## OBJECTIVE
Start at the top of the records and, please, print each line exactly through the line that contains "import * as", leaving out all pictures.

(Source code of charts)
========================================================================

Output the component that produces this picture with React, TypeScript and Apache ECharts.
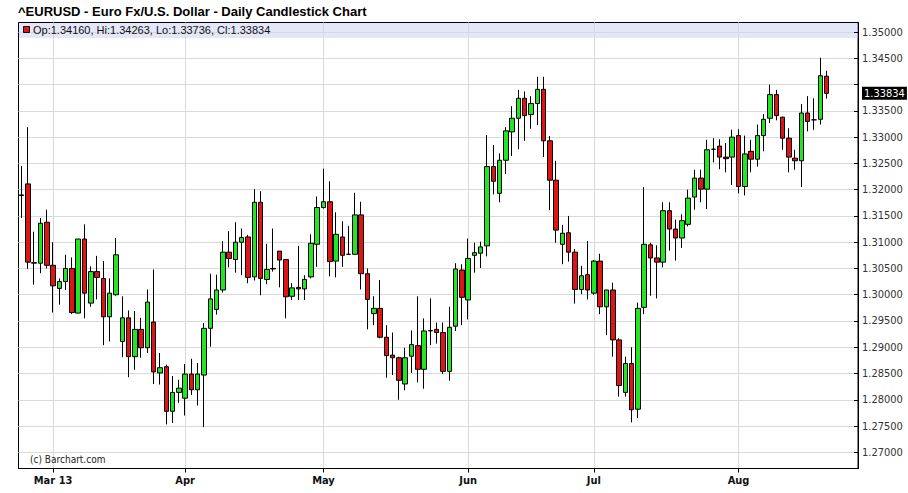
import React, { useEffect, useRef } from "react";
import * as echarts from "echarts";

// Daily EUR/USD candles, 22 Feb 2013 .. 21 Aug 2013 (trading-day index = x)
const opens = [
  1.3190, 1.3211, 1.3060, 1.3060, 1.3138, 1.3056, 1.3012, 1.3025, 1.3050, 1.2965,
  1.3106, 1.2984, 1.3044, 1.3031, 1.2958, 1.3000, 1.2911, 1.2956, 1.2882, 1.2934,
  1.2899, 1.2948, 1.2851, 1.2863, 1.2778, 1.2814, 1.2803, 1.2849, 1.2819, 1.2847,
  1.2936, 1.2972, 1.3009, 1.3081, 1.3067, 1.3100, 1.3110, 1.3034, 1.3176, 1.3029,
  1.3049, 1.3083, 1.3067, 1.2997, 1.3014, 1.3011, 1.3034, 1.3096, 1.3166, 1.3177,
  1.3064, 1.3110, 1.3077, 1.3077, 1.3152, 1.3040, 1.2964, 1.2974, 1.2919, 1.2885,
  1.2880, 1.2830, 1.2883, 1.2903, 1.2858, 1.2931, 1.2934, 1.2928, 1.2854, 1.2940,
  1.3047, 1.2990, 1.3075, 1.3079, 1.3093, 1.3244, 1.3193, 1.3256, 1.3310, 1.3336,
  1.3374, 1.3343, 1.3364, 1.3391, 1.3293, 1.3218, 1.3096, 1.3118, 1.3081, 1.3010,
  1.3038, 1.3003, 1.3064, 1.2977, 1.3009, 1.2914, 1.2814, 1.2869, 1.2782, 1.2976,
  1.3095, 1.3070, 1.3062, 1.3160, 1.3125, 1.3108, 1.3134, 1.3186, 1.3222, 1.3201,
  1.3277, 1.3283, 1.3262, 1.3262, 1.3303, 1.3206, 1.3273, 1.3258, 1.3303, 1.3336,
  1.3381, 1.3338, 1.3298, 1.3260, 1.3255, 1.3346, 1.3333, 1.3334, 1.3416,
];
const highs = [
  1.3245, 1.3319, 1.3120, 1.3146, 1.3162, 1.3100, 1.3031, 1.3076, 1.3071, 1.3106,
  1.3134, 1.3054, 1.3074, 1.3064, 1.3031, 1.3108, 1.2997, 1.2970, 1.2969, 1.2956,
  1.3010, 1.3048, 1.2889, 1.2867, 1.2845, 1.2838, 1.2868, 1.2878, 1.2870, 1.2946,
  1.3040, 1.3038, 1.3102, 1.3121, 1.3138, 1.3126, 1.3114, 1.3201, 1.3197, 1.3097,
  1.3126, 1.3083, 1.3067, 1.3022, 1.3093, 1.3037, 1.3115, 1.3187, 1.3240, 1.3216,
  1.3157, 1.3140, 1.3131, 1.3194, 1.3177, 1.3050, 1.2997, 1.3028, 1.2942, 1.2928,
  1.2882, 1.2899, 1.2932, 1.2997, 1.2955, 1.2993, 1.2947, 1.2947, 1.2977, 1.3060,
  1.3058, 1.3107, 1.3099, 1.3101, 1.3304, 1.3285, 1.3269, 1.3319, 1.3359, 1.3390,
  1.3387, 1.3378, 1.3415, 1.3415, 1.3302, 1.3255, 1.3133, 1.3150, 1.3087, 1.3055,
  1.3102, 1.3066, 1.3078, 1.3009, 1.3023, 1.2917, 1.2882, 1.2900, 1.2985, 1.3205,
  1.3099, 1.3094, 1.3176, 1.3176, 1.3143, 1.3153, 1.3200, 1.3238, 1.3238, 1.3295,
  1.3298, 1.3296, 1.3289, 1.3314, 1.3315, 1.3303, 1.3295, 1.3324, 1.3344, 1.3400,
  1.3390, 1.3339, 1.3317, 1.3276, 1.3363, 1.3378, 1.3374, 1.3451, 1.34263,
];
const lows = [
  1.3146, 1.3049, 1.3019, 1.3041, 1.3050, 1.2966, 1.2981, 1.3009, 1.2963, 1.2965,
  1.2955, 1.2977, 1.2991, 1.2904, 1.2911, 1.2998, 1.2881, 1.2843, 1.2857, 1.2880,
  1.2889, 1.2830, 1.2829, 1.2753, 1.2756, 1.2794, 1.2770, 1.2809, 1.2789, 1.2748,
  1.2901, 1.2962, 1.3004, 1.3052, 1.3042, 1.3037, 1.3022, 1.3027, 1.2999, 1.3020,
  1.3044, 1.3014, 1.2955, 1.2990, 1.2990, 1.2990, 1.3031, 1.3053, 1.3164, 1.3035,
  1.3033, 1.3053, 1.3076, 1.3077, 1.3010, 1.2934, 1.2942, 1.2917, 1.2842, 1.2847,
  1.2800, 1.2818, 1.2851, 1.2833, 1.2821, 1.2904, 1.2907, 1.2849, 1.2836, 1.2931,
  1.2942, 1.2953, 1.3042, 1.3051, 1.3073, 1.3191, 1.3176, 1.3230, 1.3264, 1.3277,
  1.3293, 1.3316, 1.3323, 1.3262, 1.3161, 1.3099, 1.3058, 1.3063, 1.2983, 1.3001,
  1.2991, 1.3000, 1.2963, 1.2923, 1.2882, 1.2806, 1.2806, 1.2757, 1.2765, 1.2963,
  1.2998, 1.2993, 1.3052, 1.3084, 1.3065, 1.3089, 1.3130, 1.3162, 1.3176, 1.3163,
  1.3252, 1.3239, 1.3233, 1.3209, 1.3193, 1.3189, 1.3233, 1.3244, 1.3273, 1.3327,
  1.3332, 1.3276, 1.3233, 1.3238, 1.3205, 1.3311, 1.3314, 1.3324, 1.33736,
];
const closes = [
  1.3189, 1.3062, 1.3061, 1.3136, 1.3056, 1.3017, 1.3025, 1.3050, 1.2966, 1.3106,
  1.3003, 1.3044, 1.3033, 1.2958, 1.3003, 1.3076, 1.2956, 1.2882, 1.2934, 1.2899,
  1.2986, 1.2853, 1.2861, 1.2778, 1.2814, 1.2822, 1.2849, 1.2819, 1.2849, 1.2936,
  1.2992, 1.3009, 1.3081, 1.3069, 1.3100, 1.3109, 1.3033, 1.3176, 1.3031, 1.3048,
  1.3050, 1.3066, 1.2996, 1.3013, 1.3011, 1.3029, 1.3098, 1.3166, 1.3177, 1.3063,
  1.3115, 1.3075, 1.3077, 1.3152, 1.3040, 1.2991, 1.2974, 1.2919, 1.2884, 1.2880,
  1.2837, 1.2880, 1.2905, 1.2858, 1.2931, 1.2932, 1.2928, 1.2854, 1.2938, 1.3049,
  1.2995, 1.3069, 1.3080, 1.3091, 1.3244, 1.3216, 1.3256, 1.3312, 1.3336, 1.3374,
  1.3341, 1.3364, 1.3391, 1.3293, 1.3218, 1.3123, 1.3117, 1.3081, 1.3010, 1.3036,
  1.3009, 1.3064, 1.2977, 1.3009, 1.2914, 1.2827, 1.2869, 1.2781, 1.2974, 1.3096,
  1.3070, 1.3062, 1.3160, 1.3125, 1.3108, 1.3141, 1.3184, 1.3222, 1.3201, 1.3276,
  1.3277, 1.3262, 1.3259, 1.3300, 1.3206, 1.3268, 1.3258, 1.3303, 1.3334, 1.3381,
  1.3341, 1.3298, 1.3262, 1.3255, 1.3346, 1.3330, 1.3333, 1.3417, 1.33834,
];

// first trading day of each month (index) and its axis label
const monthTickIndex = [5, 26, 48, 71, 91, 114];
const monthTickLabels = ["Mar 13", "Apr", "May", "Jun", "Jul", "Aug"];
const priceTicks = [
  1.27, 1.275, 1.28, 1.285, 1.29, 1.295, 1.3, 1.305, 1.31, 1.315, 1.32, 1.325,
  1.33, 1.335, 1.34, 1.345, 1.35,
];

const UP = "#22e622";
const DOWN = "#e01414";
const GRID = "#d9d9d9";
const NARROW = "'Liberation Sans Narrow', 'DejaVu Sans Condensed', 'Liberation Sans', Arial, sans-serif";
const SANS = "'Liberation Sans', Arial, sans-serif";

export default function App() {
  const ref = useRef<HTMLDivElement>(null);
  useEffect(() => {
    if (!ref.current) return;
    const chart = echarts.init(ref.current, null, { renderer: "svg" });
    const n = opens.length;
    const last = n - 1;
    const lastClose = closes[last];
    const legendText =
      "Op:" + opens[last].toFixed(5) + ", Hi:" + highs[last].toFixed(5) +
      ", Lo:" + lows[last].toFixed(5) + ", Cl:" + closes[last].toFixed(5);
    const data = opens.map((o, i) => [i, o, closes[i], lows[i], highs[i]]);
    // axis labels that would collide with the last-price box are dropped
    const labelTicks = priceTicks.filter((t) => Math.abs(t - lastClose) > 0.0022);

    chart.setOption({
      animation: false,
      backgroundColor: "#ffffff",
      grid: {
        left: 18.5,
        right: 50,
        top: 22.5,
        bottom: 24.5,
        show: true,
        borderColor: "#000",
        borderWidth: 1,
        backgroundColor: "transparent",
      },
      xAxis: {
        type: "value",
        min: -0.5,
        max: 133,
        axisLine: { show: true, onZero: false, lineStyle: { color: "#000", width: 1 } },
        axisTick: { show: true, customValues: monthTickIndex, length: 4, lineStyle: { color: "#000" } },
        axisLabel: {
          customValues: monthTickIndex,
          formatter: (v: number) => {
            const k = monthTickIndex.indexOf(Math.round(v));
            return k >= 0 ? monthTickLabels[k] : "";
          },
          fontFamily: NARROW,
          fontWeight: "bold",
          fontSize: 11,
          color: "#111",
          margin: 6,
        },
        splitLine: { show: true, lineStyle: { color: GRID, width: 1 } },
      },
      yAxis: {
        type: "value",
        position: "right",
        min: 1.26691,
        max: 1.35183,
        axisLine: { show: true, onZero: false, lineStyle: { color: "#000", width: 1 } },
        axisTick: { show: true, customValues: priceTicks, inside: true, length: 4, lineStyle: { color: "#000" } },
        axisLabel: {
          customValues: labelTicks,
          formatter: (v: number) => v.toFixed(5),
          fontFamily: NARROW,
          fontSize: 11,
          color: "#333",
          margin: 4,
        },
        splitLine: { show: true, lineStyle: { color: GRID, width: 1 } },
      },
      graphic: [
        {
          type: "rect",
          z: 0,
          silent: true,
          shape: { x: 19, y: 23, width: 839, height: 15 },
          style: { fill: "rgba(200,200,245,0.45)" },
        },
        {
          type: "rect",
          z: 10,
          silent: true,
          shape: { x: 23.5, y: 26.5, width: 6, height: 6 },
          style: { fill: DOWN, stroke: "#000", lineWidth: 1 },
        },
        {
          type: "text",
          z: 10,
          silent: true,
          x: 33,
          y: 30,
          style: {
            text: legendText,
            fontFamily: SANS,
            fontSize: 11,
            fill: "#111",
            verticalAlign: "middle",
          },
        },
        {
          type: "text",
          z: 10,
          silent: true,
          x: 18,
          y: 11.5,
          style: {
            text: "^EURUSD - Euro Fx/U.S. Dollar - Daily Candlestick Chart",
            fontFamily: SANS,
            fontWeight: "bold",
            fontSize: 13,
            fill: "#000",
            verticalAlign: "middle",
          },
        },
        {
          type: "text",
          z: 10,
          silent: true,
          x: 30,
          y: 459,
          style: {
            text: "(c) Barchart.com",
            fontFamily: NARROW,
            fontSize: 10,
            fill: "#222",
            verticalAlign: "middle",
          },
        },
      ],
      series: [
        {
          type: "candlestick",
          data,
          barWidth: 5,
          encode: { x: 0, y: [1, 2, 3, 4] },
          itemStyle: {
            color: UP,
            color0: DOWN,
            borderColor: "#000",
            borderColor0: "#000",
            borderColorDoji: "#000",
            borderWidth: 1,
          },
        },
      ],
    });

    // last-price box on the price axis, placed through the axis scale
    const yPix = chart.convertToPixel({ yAxisIndex: 0 }, lastClose) as number;
    chart.setOption({
      graphic: [
        {
          id: "lastPrice",
          type: "text",
          z: 20,
          silent: true,
          x: 862,
          y: yPix,
          style: {
            text: lastClose.toFixed(5),
            fontFamily: NARROW,
            fontSize: 11,
            fill: "#fff",
            backgroundColor: "#000",
            padding: [1, 2, 1, 2],
            verticalAlign: "middle",
          },
        },
      ],
    });
    return () => chart.dispose();
  }, []);
  return (
    <div
      ref={ref}
      style={{ position: "fixed", left: 0, top: 0, width: 908, height: 493 }}
    />
  );
}
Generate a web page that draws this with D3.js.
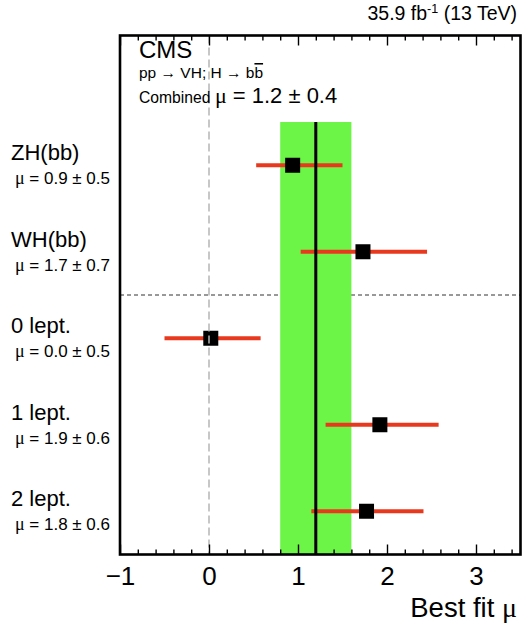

========================================================================

## ANSWER TO THE TASK
Output the component that produces this picture with React, TypeScript and Apache ECharts.
import React, { useEffect, useRef } from "react";
import * as echarts from "echarts";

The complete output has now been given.